With Pineland coming up soon, I’ve been getting a little anxious about giving my foot a legitimate test to see how it holds up in race conditions. Going back to the orthotics (in new Brooks Cascadia 7’s) has been working out great so far, but I was still a little nervous about how it would hold up over 31 miles. With only one weekend left to train, it didn’t make much sense to do excessive mileage on my long run, so I decided to register for this week’s Grand Tree Series race which was the Soapstone Mountain 24k trail race. At just about 15 miles, it seemed like a good distance for the last long run before a big race. Also, everything I could find online about Soapstone said that it was very tough with nearly the entire course being technical and hilly. I figured this would make for a great test for the foot because the rough nature of the course would over-work my foot which is at it’s worst when the course is technical. If I handle Soapstone okay, I’m thinking I should be good to make it through Pineland.
It didn’t take much to get my friend Katya on board to come do the race with me.

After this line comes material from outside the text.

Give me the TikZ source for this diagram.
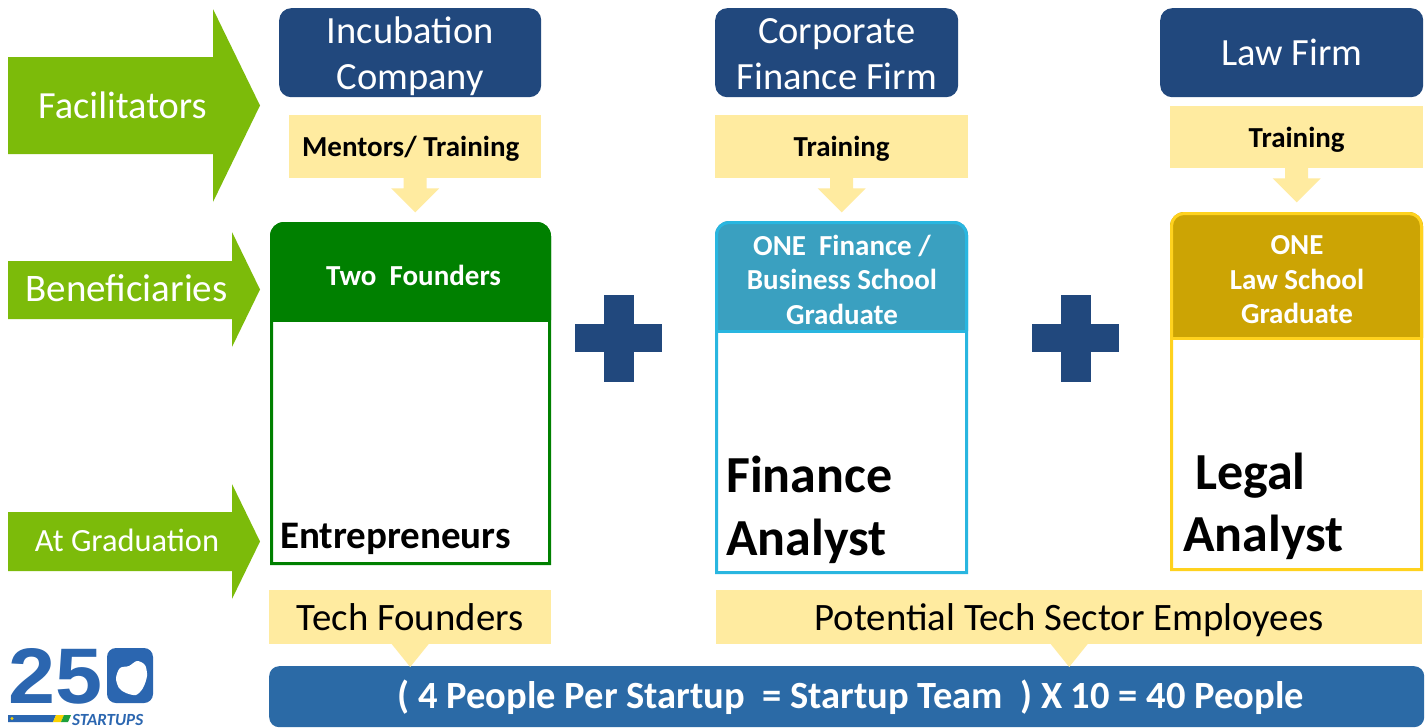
\documentclass[tikz,border=0pt]{standalone}
\usepackage{fontspec}
\usepackage{graphicx}
\setmainfont{Carlito}
\newfontfamily\logofont{Liberation Sans}
\usetikzlibrary{calc}
\definecolor{argreen}{RGB}{124,187,10}
\definecolor{firmblue}{RGB}{33,72,125}
\definecolor{lyellow}{RGB}{255,235,160}
\definecolor{fgreen}{RGB}{0,128,0}
\definecolor{hblue}{RGB}{58,160,192}
\definecolor{bcyan}{RGB}{41,182,224}
\definecolor{hgold}{RGB}{204,164,4}
\definecolor{byellow}{RGB}{255,210,30}
\definecolor{barblue}{RGB}{43,106,166}
\definecolor{logoblue}{RGB}{43,102,176}
\definecolor{flagyellow}{RGB}{250,210,0}
\definecolor{flaggreen}{RGB}{30,160,60}
\newcommand\mylines[1]{\begin{tabular}[t]{@{}c@{}}#1\end{tabular}}
\tikzset{
 lbl/.style={text=white, inner sep=0pt, anchor=base},
 firm/.style={fill=firmblue, rounded corners=12pt, anchor=north west, inner sep=0pt},
 firmtxt/.style={text=white, inner sep=0pt, anchor=base, font=\fontsize{38.5}{46.7}\selectfont},
 note/.style={fill=lyellow, anchor=north west, inner sep=0pt, text height=24pt, text depth=4pt, font=\bfseries\fontsize{29}{34}\selectfont},
 hdr/.style={text=white, anchor=base, inner sep=0pt, font=\bfseries\fontsize{29}{34.5}\selectfont},
 big/.style={font=\bfseries\fontsize{52}{60}\selectfont, anchor=base west, inner sep=0pt},
 outlbl/.style={fill=lyellow, anchor=north west, inner sep=0pt, text height=30pt, text depth=4pt, font=\fontsize{38.8}{44}\selectfont},
}
\newcommand\dnarrow[1]{\fill[lyellow] ($(#1.south)+(-11.5,-1)$) -- ($(#1.south)+(-11.5,10)$) -- ($(#1.south)+(-24,10)$) -- ($(#1.south)+(0,34)$) -- ($(#1.south)+(24,10)$) -- ($(#1.south)+(11.5,10)$) -- ($(#1.south)+(11.5,-1)$) -- cycle;}
\newcommand\benbox[7]{%
 \fill[#6] (#1,#5) -- (#1,#2+14) arc[start angle=180,end angle=270,radius=14] -- (#3-14,#2) arc[start angle=270,end angle=360,radius=14] -- (#3,#5) -- cycle;
 \fill[white] (#1,#5) rectangle (#3,#4);
 \draw[#7,line width=3pt] (#1+1.5,#4-1.5) -- (#1+1.5,#2+14) arc[start angle=180,end angle=270,radius=12.5] -- (#3-14,#2+1.5) arc[start angle=270,end angle=360,radius=12.5] -- (#3-1.5,#4-1.5) -- cycle;
 \draw[#7,line width=3pt] (#1,#5) -- (#3,#5);
}
\begin{document}
\begin{tikzpicture}[x=1pt,y=-1pt]
\useasboundingbox[fill=white] (0,0) rectangle (1428,728);

% green row arrows
\fill[argreen] (8,57) -- (213,57) -- (213,9) -- (260,105.5) -- (213,202) -- (213,154) -- (8,154) -- cycle;
\node[lbl, font=\fontsize{38.4}{44}\selectfont] (fac) at (122.5,118.3) {Facilitators};
\fill[argreen] (8,261) -- (232,261) -- (232,232) -- (260,289.5) -- (232,347) -- (232,319) -- (8,319) -- cycle;
\node[lbl, font=\fontsize{39}{44}\selectfont] (ben) at (126.5,301.7) {Beneficiaries};
\fill[argreen] (8,512) -- (232,512) -- (232,484) -- (260,541.5) -- (232,599) -- (232,571) -- (8,571) -- cycle;
\node[lbl, font=\fontsize{32.4}{38}\selectfont] (grad) at (127,551.7) {At Graduation};

% facilitator firms
\node[firm, minimum width=262pt, minimum height=89pt] (inc) at (279,8) {};
\node[firm, minimum width=243pt, minimum height=89pt] (cff) at (715,8) {};
\node[firm, minimum width=263pt, minimum height=89pt] (law) at (1160,8) {};
\node[firmtxt] (inct) at ($(inc.north)+(0,35)$) {\mylines{Incubation\\Company}};
\node[firmtxt] (cfft) at ($(cff.north)+(0,35)$) {\mylines{Corporate\\Finance Firm}};
\node[firmtxt] (lawt) at ($(law.north)+(0,57)$) {Law Firm};

% training notes
\node[note, minimum width=252pt, minimum height=63pt] (n1) at (289,115) {Mentors/ Training\hspace*{9pt}};
\node[note, minimum width=253pt, minimum height=63pt] (n2) at (715,115) {Training};
\node[note, minimum width=253pt, minimum height=62pt] (n3) at (1170,106) {Training};
\dnarrow{n1}
\dnarrow{n2}
\dnarrow{n3}

% beneficiary boxes
\benbox{270}{222}{551}{565}{320}{fgreen}{fgreen}
\benbox{715}{221}{968}{574}{331}{hblue}{bcyan}
\benbox{1170}{212}{1423}{571}{338}{hgold}{byellow}
\node[hdr] (tf) at (413.5,285) {Two\ \ Founders};
\node[hdr] (ob) at (842,255) {\mylines{ONE\ \ Finance /\\Business School\\Graduate}};
\node[hdr] (ol) at (1297,254.5) {\mylines{ONE\\Law School\\Graduate}};
\node[font=\bfseries\fontsize{39}{44}\selectfont, anchor=base west, inner sep=0pt] (ent) at (280,548) {Entrepreneurs};
\node[big] (fa1) at (726,492.5) {Finance};
\node[big] (fa2) at (726,555) {Analyst};
\node[big] (la1) at (1195,489) {Legal};
\node[big] (la2) at (1183,551.5) {Analyst};

% plus signs
\fill[firmblue] (604,295) rectangle (634,382);
\fill[firmblue] (575,324) rectangle (662,352);
\fill[firmblue] (1061,295) rectangle (1091,382);
\fill[firmblue] (1032,324) rectangle (1119,352);

% outcomes
\node[outlbl, minimum width=282pt, minimum height=54pt] (tfo) at (269,590) {Tech Founders};
\node[outlbl, minimum width=706pt, minimum height=54pt] (pte) at (716,590) {Potential Tech Sector Employees};
\node[fill=barblue, rounded corners=10pt, minimum width=1155pt, minimum height=61pt, anchor=north west, inner sep=0pt, text height=28pt, text depth=4pt, text=white, font=\bfseries\fontsize{38.5}{44}\selectfont] (bar) at (269,666) {\hspace{8pt}( 4 People Per Startup\ \ = Startup Team\ \ ) X 10 = 40 People};
\fill[lyellow] ($(tfo.south)+(-19,-1)$) -- ($(tfo.south)+(19,-1)$) -- ($(tfo.south |- bar.north)+(0,1)$) -- cycle;
\fill[lyellow] ($(pte.south)+(-19,-1)$) -- ($(pte.south)+(19,-1)$) -- ($(pte.south |- bar.north)+(0,1)$) -- cycle;

% logo
\node[anchor=north west, inner sep=0pt, text=logoblue] (l25) at (8,648) {\resizebox{94pt}{55pt}{\logofont\bfseries 25}};
\fill[logoblue, rounded corners=9pt] (107,648) rectangle (153,703);
\fill[white] plot[smooth cycle] coordinates {(116,678) (120,668) (129,666) (137,661) (145,665) (147,676) (143,688) (136,695) (126,693) (119,688)};
\fill[logoblue] (8,715) -- (56,715) -- (53,722) -- (8,722) -- cycle;
\fill[flagyellow] (12,718.5) circle (1.6);
\fill[flagyellow] (56,715) -- (64,715) -- (61,722) -- (53,722) -- cycle;
\fill[flaggreen] (64,715) -- (71,715) -- (68,722) -- (61,722) -- cycle;
\node[anchor=base west, inner sep=0pt, text=logoblue, font=\bfseries\itshape\fontsize{17}{20}\selectfont] (st) at (72,725) {STARTUPS};
\end{tikzpicture}
\end{document}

She typically runs long on trails both weekend days anyway, so when I mentioned it, she was all in!
The race is in Connecticut, just south of the MA border off of I-84, so I left the house about 6:15 for the hour long drive. The race didn’t start until 9am, but being the paranoid early bird that I am, I arrived at 7:30 to get my registration packet. (and to make sure I got a t-shirt in my size of course!) I got my stuff, bummed around a bit, met up with Katya, and before I knew it, it was 9 and we were off!
The race starts with a slight downhill on a fire road to stretch your legs out on. This goes on for just under a mile, and then runners take a left into the woods. That’s pretty much the end of smooth running until the end of the race! Roots, rocks, muddy streambeds, long slow technical climbs, and quick rocky descents. That’s pretty much what we ate all morning long.
The most daunting climb comes at mile 2. A right turn faces you straight up the mountain where I looked up to see an endless string of “runners” climbing the steep singletrack hand over hand through some pretty thick vegetation on the hillside. About 1/3 to 1/2 mile of this slow climbing gets you to the top of what I’m assuming was Soapstone Mountain. We then passed under a fire tower and immediately down the other side losing all elevation gain in a fast, twisty, boulder strewn singletrack descent.
With the biggest obstacle out of the way, the task of navigating the remaining 12 miles of the course was at hand. I really loved this race as a whole. My only real issues were not being smart about taking a hammer gel early enough, and managing the pain in my foot.
The good news on the foot is that I had absolutely no Plantar Fasciitis pain at all! Not to beat a dead horse, but given the technical course, this is a huge breakthrough! The only “but” is that I’m dealing with some arch pain from the orthotic in that same left foot which I don’t really remember dealing with before. I’m hoping that the muscle is just weak due to the months of PF. This pain, however, is much more manageable than the PF. It seems to drastically respond to adjustments in how tight or loose my laces are. Somewhere around mile 5 or so, the arch was beginning to get particularly painful. I stopped and tightened my laces and the pain gradually went away allowing me to run the remainder of the race comfortably.
As I started to mention before, I really should have taken a gel around the midpoint of the race. I blew it though, and didn’t take one until around the 11 mile mark when I was really starting to feel bonky. The rule of thumb is to take it before you feel like you need it, so I screwed that one up. The gel quickly helped me feel better though. I pushed through the last few miles of the race which included a short (maybe 1/3 mile) stretch of paved road and one last climb back up the fire road that we started on. There’s one last right turn into a very short singletrack section (where I managed to pick off a couple of runners!), before coming out into the field and up to the finishing chute.
I finished in 2:41:38 which works out to about 10:52/mile if you trust that the race coordinators have accurately measured the course to 24km (14.88 miles). This was good for 80th place out of 170. Not too bad! Katya did very well finishing in 3:04:00 and taking 2nd in her age group! Her husband and his friends surprised her by showing up on their motorcycles to see her finish.